Yesterday Bob Marino asked me why I chose a Winnie Pooh quotation for my signature. Well, I always enjoyed it when my mum read the WTP stories to me when I was a kid. At this time WTP wasn't very popular (this was before the disney films came out). Then WTP became more and more popular, I saw some disney films and got a couple of stuffed animals. Last year I did my final exams and I had to choose a "Spezialgebiet" (special topic) in English. Although my teacher wasn't very happy with my decision I opted for A.A. Milne's Winnie the Pooh. Many people might think that WTP is a typical children's book but in fact WTP contains many aspects and philosophic ideas which a young kid can never understand. Milne stated that he did not intend the Pooh stories to be "children’s stories" but stories for the child in all of us.
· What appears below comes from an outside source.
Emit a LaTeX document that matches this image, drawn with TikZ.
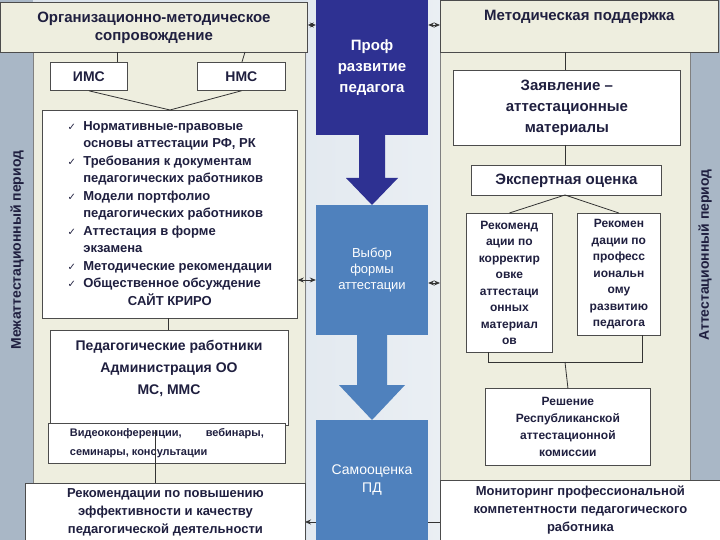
\documentclass[tikz,border=0pt]{standalone}
\usepackage{fontspec}
\setmainfont{Liberation Sans}
\newfontfamily\dejavu{DejaVu Sans}
\usetikzlibrary{arrows.meta}
\definecolor{beige}{HTML}{EEEEDF}
\definecolor{strip}{HTML}{A9B7C6}
\definecolor{bgc}{HTML}{DCE4EC}
\definecolor{dkblue}{HTML}{2E3192}
\definecolor{mdblue}{HTML}{4F81BD}
\definecolor{txt}{HTML}{1F1F3F}
\newcommand{\ck}{{\dejavu\mdseries\fontsize{10}{12}\selectfont ✓}}
\tikzset{
 bx/.style={draw=black!70,line width=0.8pt,fill=white,inner sep=2pt,align=center,font=\bfseries\fontsize{14}{17}\selectfont,text=txt},
 bg/.style={bx,fill=beige},
 ln/.style={draw=black!80,line width=0.8pt},
 dar/.style={ln,{Stealth[length=6pt,width=5pt]}-{Stealth[length=6pt,width=5pt]}},
}
\begin{document}
\begin{tikzpicture}[x=1pt,y=-1pt]
\useasboundingbox (0,0) rectangle (720,540);
\fill[bgc] (0,0) rectangle (720,540);
\fill[left color=bgc!80!white,right color=bgc!60!white] (307,0) rectangle (440,540);
% strips and panels
\fill[strip] (0,0) rectangle (33,540);
\fill[strip] (690,0) rectangle (720,540);
\fill[beige,draw=black!50] (33,50) rectangle (305,515);
\fill[beige,draw=black!50] (440,50) rectangle (690,480);
\node[rotate=90,font=\bfseries\fontsize{14}{16}\selectfont,text=txt] (lbl1) at (17,250) {Межаттестационный период};
\node[rotate=90,font=\bfseries\fontsize{14}{16}\selectfont,text=txt] (lbl2) at (705,255) {Аттестационный период};
% bottom arrow (behind)
\coordinate (mr) at (440,522);
\coordinate (ml) at (305,522);
\draw[ln,-{Stealth[length=6pt,width=5pt]}] (mr) -- (ml);
% center column
\node[fill=dkblue,minimum width=112pt,minimum height=135pt,text=white,align=center,font=\bfseries\fontsize{15}{21}\selectfont,anchor=north] (prof) at (372,0) {Проф\\развитие\\педагога};
\fill[dkblue] (359,135) -- (385,135) -- (385,178) -- (398,178) -- (372,205) -- (346,178) -- (359,178) -- cycle;
\node[fill=mdblue,minimum width=112pt,minimum height=130pt,text=white,align=center,font=\fontsize{13}{16}\selectfont,anchor=north] (vyb) at (372,205) {Выбор\\формы\\аттестации};
\fill[mdblue] (357,335) -- (387,335) -- (387,385) -- (405,385) -- (372,420) -- (339,385) -- (357,385) -- cycle;
\node[fill=mdblue,minimum width=112pt,minimum height=120pt,text=white,align=center,font=\fontsize{14}{18}\selectfont,anchor=north] (samo) at (372,420) {Самооценка\\ПД};
% left side
\node[bg,minimum width=307pt,minimum height=50pt,anchor=north west,font=\bfseries\fontsize{15}{18}\selectfont] (org) at (0,2) {Организационно-методическое\\сопровождение};
\node[bx,minimum width=77pt,minimum height=28pt,anchor=north west] (ims) at (50,62) {ИМС};
\node[bx,minimum width=88pt,minimum height=28pt,anchor=north west] (nms) at (197,62) {НМС};
\draw[ln] (117,52) -- (117,62);
\draw[ln] (245,52) -- (242,62);
\node[bx,minimum width=255pt,minimum height=208pt,anchor=north west,align=left,font=\bfseries\fontsize{13}{17.5}\selectfont] (list) at (42,110) {%
\begin{tabular}{@{}l@{\ \ }l@{}}
\ck & Нормативные-правовые\\
 & основы аттестации РФ, РК\\
\ck & Требования к документам\\
 & педагогических работников\\
\ck & Модели портфолио\\
 & педагогических работников\\
\ck & Аттестация в форме\\
 & экзамена\\
\ck & Методические рекомендации\\
\ck & Общественное обсуждение\\
\multicolumn{2}{c}{САЙТ КРИРО}
\end{tabular}};
\coordinate (conv) at (170,110);
\draw[ln] (ims.south) -- (conv) -- (nms.south);
\node[bx,minimum width=238pt,minimum height=95pt,anchor=north west] (ped) at (50,330) {};
\node[font=\bfseries\fontsize{14}{22}\selectfont,text=txt,align=center] (pedt) at (169,368) {Педагогические работники\\Администрация ОО\\МС, ММС};
\draw[ln] (168,318) -- (ped.north -| 168,0);
\node[bx,minimum width=237pt,minimum height=40pt,anchor=north west,align=left,font=\bfseries\fontsize{11}{19}\selectfont,fill=white] (vid) at (48,423) {Видеоконференции,\hspace{2.2em}вебинары,\\семинары, консультации\hspace{8em}};
\node[bx,minimum width=280pt,minimum height=57pt,anchor=north west,font=\bfseries\fontsize{13}{18}\selectfont] (rec) at (25,483) {Рекомендации по повышению\\эффективности и качеству\\педагогической деятельности};
\draw[ln] (155,430) -- (rec.north -| 155,0);
% right side
\node[bg,minimum width=278pt,minimum height=52pt,anchor=north west,text depth=22pt,font=\bfseries\fontsize{15}{17}\selectfont] (met) at (440,0) {Методическая поддержка};
\node[bx,minimum width=227pt,minimum height=75pt,anchor=north west,font=\bfseries\fontsize{15}{21}\selectfont] (zay) at (453,70) {Заявление –\\аттестационные\\материалы};
\node[bx,minimum width=190pt,minimum height=30pt,anchor=north west,font=\bfseries\fontsize{15}{18}\selectfont] (eks) at (471,165) {Экспертная оценка};
\draw[ln] (565,52) -- (565,70);
\draw[ln] (565,145) -- (565,165);
\node[bx,minimum width=86pt,minimum height=139pt,anchor=north west,font=\bfseries\fontsize{12}{16.5}\selectfont] (r1) at (466,213) {Рекоменд\\ации по\\корректир\\овке\\аттестаци\\онных\\материал\\ов};
\node[bx,minimum width=83pt,minimum height=122pt,anchor=north west,font=\bfseries\fontsize{12}{16.5}\selectfont] (r2) at (577,213) {Рекомен\\дации по\\професс\\иональн\\ому\\развитию\\педагога};
\coordinate (ec) at (565,195);
\draw[ln] (r1.north) -- (ec) -- (r2.north);
\coordinate (b1) at (488,362);
\coordinate (b2) at (642,362);
\draw[ln] (488,352) -- (b1) -- (b2) -- (642,335);
\node[bx,minimum width=165pt,minimum height=77pt,anchor=north west,font=\bfseries\fontsize{12}{17}\selectfont] (resh) at (485,388) {Решение\\Республиканской\\аттестационной\\комиссии};
\draw[ln] (565,362) -- (resh.north);
\node[bx,minimum width=280pt,minimum height=60pt,anchor=north west,font=\bfseries\fontsize{13}{18}\selectfont] (mon) at (440,480) {Мониторинг профессиональной\\компетентности педагогического\\работника};
% double arrows
\draw[dar] (org.east |- 0,25) -- (prof.west |- 0,25);
\draw[dar] (prof.east |- 0,25) -- (met.west |- 0,25);
\draw[dar] (list.east |- 0,280) -- (vyb.west |- 0,280);
\draw[dar] (vyb.east |- 0,283) -- (440,283);
\end{tikzpicture}
\end{document}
The quotation which is displayed in my posts is part of a poem:

LINES WRITTEN BY A BEAR OF VERY LITTLE BRAIN:

On Monday, when the sun is hot
I wonder to myself a lot:
Now is it true, or is it not,
That what is which and which is what?
On Tuesday, when it hails and snows
The feeling on me grows and grows
That hardly anybody knows
If those are these or these are those.
On Wednesday, when the sky is blue,
And I have nothing else to do,
I sometimes wonder if it's true
That who is what and what is who.
On Thursday, when it starts to freeze
And hoar-frost twinkles on the trees,
How very readily one sees
That these are whose- but whose are these?